• _WHAT IS BEING ASKED_: Leave out the pictures and retype only the lines from the opening line to the line that holds "const trainTotal = ['100%', '0.0%'];", both ends included.

• _DATA SEGMENT_:
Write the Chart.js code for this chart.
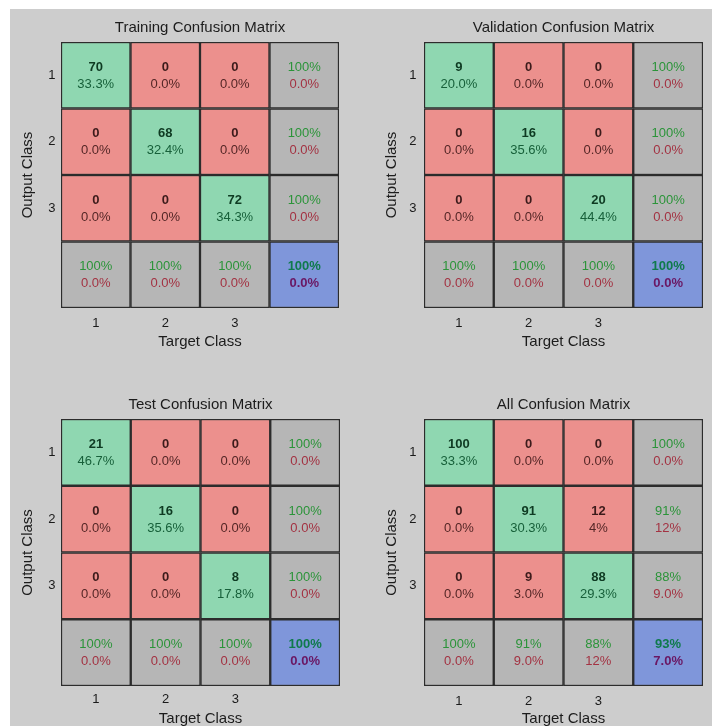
<!DOCTYPE html>
<html lang="en">
<head>
    <meta charset="UTF-8" />
    <title>Confusion Matrices</title>
    <script src="https://cdn.jsdelivr.net/npm/chart.js"></script>
    <style>
        body {
            margin: 0;
            background: #ffffff;
            width: 715px;
            height: 726px;
            overflow: hidden;
            position: relative;
        }
        #panel {
            position: absolute;
            left: 10px;
            top: 9px;
            width: 702px;
            height: 717px;
            background: #cdcdcd;
        }
        canvas {
            position: absolute;
        }
    </style>
</head>
<body>

<div id="panel"></div>
<canvas id="trainChart"></canvas>
<canvas id="valChart"></canvas>
<canvas id="testChart"></canvas>
<canvas id="allChart"></canvas>

<script>
    // class labels
    const targetClasses = ['1', '2', '3'];
    const outputClasses = ['1', '2', '3'];

    // Training
    const trainCounts = [[70, 0, 0], [0, 68, 0], [0, 0, 72]];
    const trainPcts = [['33.3%', '0.0%', '0.0%'], ['0.0%', '32.4%', '0.0%'], ['0.0%', '0.0%', '34.3%']];
    const trainRowAcc = [['100%', '0.0%'], ['100%', '0.0%'], ['100%', '0.0%']];
    const trainColAcc = [['100%', '0.0%'], ['100%', '0.0%'], ['100%', '0.0%']];
    const trainTotal = ['100%', '0.0%'];

    // Validation
    const valCounts = [[9, 0, 0], [0, 16, 0], [0, 0, 20]];
    const valPcts = [['20.0%', '0.0%', '0.0%'], ['0.0%', '35.6%', '0.0%'], ['0.0%', '0.0%', '44.4%']];
    const valRowAcc = [['100%', '0.0%'], ['100%', '0.0%'], ['100%', '0.0%']];
    const valColAcc = [['100%', '0.0%'], ['100%', '0.0%'], ['100%', '0.0%']];
    const valTotal = ['100%', '0.0%'];

    // Test
    const testCounts = [[21, 0, 0], [0, 16, 0], [0, 0, 8]];
    const testPcts = [['46.7%', '0.0%', '0.0%'], ['0.0%', '35.6%', '0.0%'], ['0.0%', '0.0%', '17.8%']];
    const testRowAcc = [['100%', '0.0%'], ['100%', '0.0%'], ['100%', '0.0%']];
    const testColAcc = [['100%', '0.0%'], ['100%', '0.0%'], ['100%', '0.0%']];
    const testTotal = ['100%', '0.0%'];

    // All
    const allCounts = [[100, 0, 0], [0, 91, 12], [0, 9, 88]];
    const allPcts = [['33.3%', '0.0%', '0.0%'], ['0.0%', '30.3%', '4%'], ['0.0%', '3.0%', '29.3%']];
    const allRowAcc = [['100%', '0.0%'], ['91%', '12%'], ['88%', '9.0%']];
    const allColAcc = [['100%', '0.0%'], ['91%', '9.0%'], ['88%', '12%']];
    const allTotal = ['93%', '7.0%'];

    const FONT = "'Liberation Sans', Arial, sans-serif";
    const colors = {
        diag: '#8fd7b1',
        off: '#ec908d',
        summary: '#b6b6b6',
        total: '#7f96da',
        border: '#2c2c2c'
    };

    function cellColor(r, c, n) {
        if (r === n && c === n) return colors.total;
        if (r === n || c === n) return colors.summary;
        return r === c ? colors.diag : colors.off;
    }

    const cellText = {
        id: 'cellText',
        afterDatasetsDraw(chart, args, opts) {
            const ctx = chart.ctx;
            const n = opts.counts.length;
            ctx.save();
            ctx.textAlign = 'center';
            ctx.textBaseline = 'middle';
            chart.data.datasets.forEach((ds, r) => {
                chart.getDatasetMeta(r).data.forEach((bar, c) => {
                    const cx = bar.x;
                    const cy = (bar.y + bar.base) / 2;
                    let top, bottom, topColor, bottomColor, topBold, bottomBold = false;
                    if (r < n && c < n) {
                        top = String(opts.counts[r][c]);
                        bottom = opts.pcts[r][c];
                        topBold = true;
                        topColor = r === c ? '#0e3a22' : '#3c1b1b';
                        bottomColor = r === c ? '#17603a' : '#542626';
                    } else if (r < n || c < n) {
                        const pair = r < n ? opts.rowAcc[r] : opts.colAcc[c];
                        top = pair[0];
                        bottom = pair[1];
                        topBold = false;
                        topColor = '#2b9439';
                        bottomColor = '#a33242';
                    } else {
                        top = opts.total[0];
                        bottom = opts.total[1];
                        topBold = bottomBold = true;
                        topColor = '#0f7a4c';
                        bottomColor = '#6a1763';
                    }
                    ctx.font = (topBold ? 'bold ' : '') + '13px ' + FONT;
                    ctx.fillStyle = topColor;
                    ctx.fillText(top, cx, cy - 8);
                    ctx.font = (bottomBold ? 'bold ' : '') + '13px ' + FONT;
                    ctx.fillStyle = bottomColor;
                    ctx.fillText(bottom, cx, cy + 9);
                });
            });
            ctx.restore();
        }
    };

    function renderMatrix(id, title, counts, pcts, rowAcc, colAcc, total, g) {
        const canvas = document.getElementById(id);
        canvas.width = g.w;
        canvas.height = g.h;
        canvas.style.left = g.left + 'px';
        canvas.style.top = g.top + 'px';

        const n = outputClasses.length;
        const datasets = [];
        for (let r = 0; r <= n; r++) {
            datasets.push({
                data: targetClasses.concat(['']).map(() => 1),
                backgroundColor: targetClasses.concat(['']).map((_, c) => cellColor(r, c, n)),
                borderColor: colors.border,
                borderWidth: 1.5,
                borderSkipped: false,
                barPercentage: 1,
                categoryPercentage: 1
            });
        }

        new Chart(canvas.getContext('2d'), {
            type: 'bar',
            data: {
                labels: targetClasses.concat(['']),
                datasets: datasets
            },
            options: {
                responsive: false,
                animation: false,
                events: [],
                layout: { padding: { left: 0, right: g.padRight, top: 0, bottom: 0 } },
                plugins: {
                    legend: { display: false },
                    tooltip: { enabled: false },
                    title: {
                        display: true,
                        text: title,
                        fullSize: false,
                        color: '#1c1c1c',
                        font: { family: FONT, size: 15, weight: 'normal' },
                        padding: { top: g.titleTop, bottom: g.titleBottom }
                    },
                    cellText: { counts, pcts, rowAcc, colAcc, total }
                },
                scales: {
                    x: {
                        stacked: true,
                        grid: { display: false, drawTicks: false },
                        border: { display: false },
                        ticks: {
                            color: '#1a1a1a',
                            font: { family: FONT, size: 13 },
                            padding: g.xTickPad
                        },
                        title: {
                            display: true,
                            text: 'Target Class',
                            color: '#1c1c1c',
                            font: { family: FONT, size: 15 },
                            padding: { top: 0, bottom: g.xTitlePad }
                        },
                        afterFit: (s) => { s.height = g.xHeight; }
                    },
                    y: {
                        stacked: true,
                        reverse: true,
                        min: 0,
                        max: n + 1,
                        grid: { display: false, drawTicks: false },
                        border: { display: false },
                        afterBuildTicks: (s) => {
                            s.ticks = outputClasses.map((_, i) => ({ value: i + 0.5 }));
                        },
                        ticks: {
                            autoSkip: false,
                            color: '#1a1a1a',
                            font: { family: FONT, size: 13 },
                            padding: g.yTickPad,
                            callback: (v, i) => outputClasses[i]
                        },
                        title: {
                            display: true,
                            text: 'Output Class',
                            color: '#1c1c1c',
                            font: { family: FONT, size: 15 },
                            padding: { top: g.yTitlePad, bottom: 0 }
                        },
                        afterFit: (s) => { s.width = g.yWidth; }
                    }
                }
            },
            plugins: [cellText]
        });
    }

    renderMatrix('trainChart', 'Training Confusion Matrix', trainCounts, trainPcts, trainRowAcc, trainColAcc, trainTotal,
        { left: 10, top: 9, w: 350, h: 355, padRight: 21, yWidth: 51, titleTop: 10, titleBottom: 5,
          xHeight: 56, xTickPad: 8, xTitlePad: 13, yTickPad: 5.5, yTitlePad: 9 });
    renderMatrix('valChart', 'Validation Confusion Matrix', valCounts, valPcts, valRowAcc, valColAcc, valTotal,
        { left: 362, top: 9, w: 350, h: 355, padRight: 9, yWidth: 62, titleTop: 10, titleBottom: 5,
          xHeight: 56, xTickPad: 8, xTitlePad: 13, yTickPad: 7.5, yTitlePad: 21 });
    renderMatrix('testChart', 'Test Confusion Matrix', testCounts, testPcts, testRowAcc, testColAcc, testTotal,
        { left: 10, top: 364, w: 350, h: 362, padRight: 20, yWidth: 51, titleTop: 32, titleBottom: 5,
          xHeight: 40, xTickPad: 6, xTitlePad: -2, yTickPad: 5.5, yTitlePad: 9 });
    renderMatrix('allChart', 'All Confusion Matrix', allCounts, allPcts, allRowAcc, allColAcc, allTotal,
        { left: 362, top: 364, w: 350, h: 362, padRight: 9, yWidth: 62, titleTop: 32, titleBottom: 5,
          xHeight: 40, xTickPad: 8, xTitlePad: -2, yTickPad: 7.5, yTitlePad: 21 });
</script>

</body>
</html>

• _OUTPUT OF THE TASK_:
Write the Chart.js code for this chart.
<!DOCTYPE html>
<html lang="en">
<head>
    <meta charset="UTF-8" />
    <title>Confusion Matrices</title>
    <script src="https://cdn.jsdelivr.net/npm/chart.js"></script>
    <style>
        body {
            margin: 0;
            background: #ffffff;
            width: 715px;
            height: 726px;
            overflow: hidden;
            position: relative;
        }
        #panel {
            position: absolute;
            left: 10px;
            top: 9px;
            width: 702px;
            height: 717px;
            background: #cdcdcd;
        }
        canvas {
            position: absolute;
        }
    </style>
</head>
<body>

<div id="panel"></div>
<canvas id="trainChart"></canvas>
<canvas id="valChart"></canvas>
<canvas id="testChart"></canvas>
<canvas id="allChart"></canvas>

<script>
    // class labels
    const targetClasses = ['1', '2', '3'];
    const outputClasses = ['1', '2', '3'];

    // Training
    const trainCounts = [[70, 0, 0], [0, 68, 0], [0, 0, 72]];
    const trainPcts = [['33.3%', '0.0%', '0.0%'], ['0.0%', '32.4%', '0.0%'], ['0.0%', '0.0%', '34.3%']];
    const trainRowAcc = [['100%', '0.0%'], ['100%', '0.0%'], ['100%', '0.0%']];
    const trainColAcc = [['100%', '0.0%'], ['100%', '0.0%'], ['100%', '0.0%']];
    const trainTotal = ['100%', '0.0%'];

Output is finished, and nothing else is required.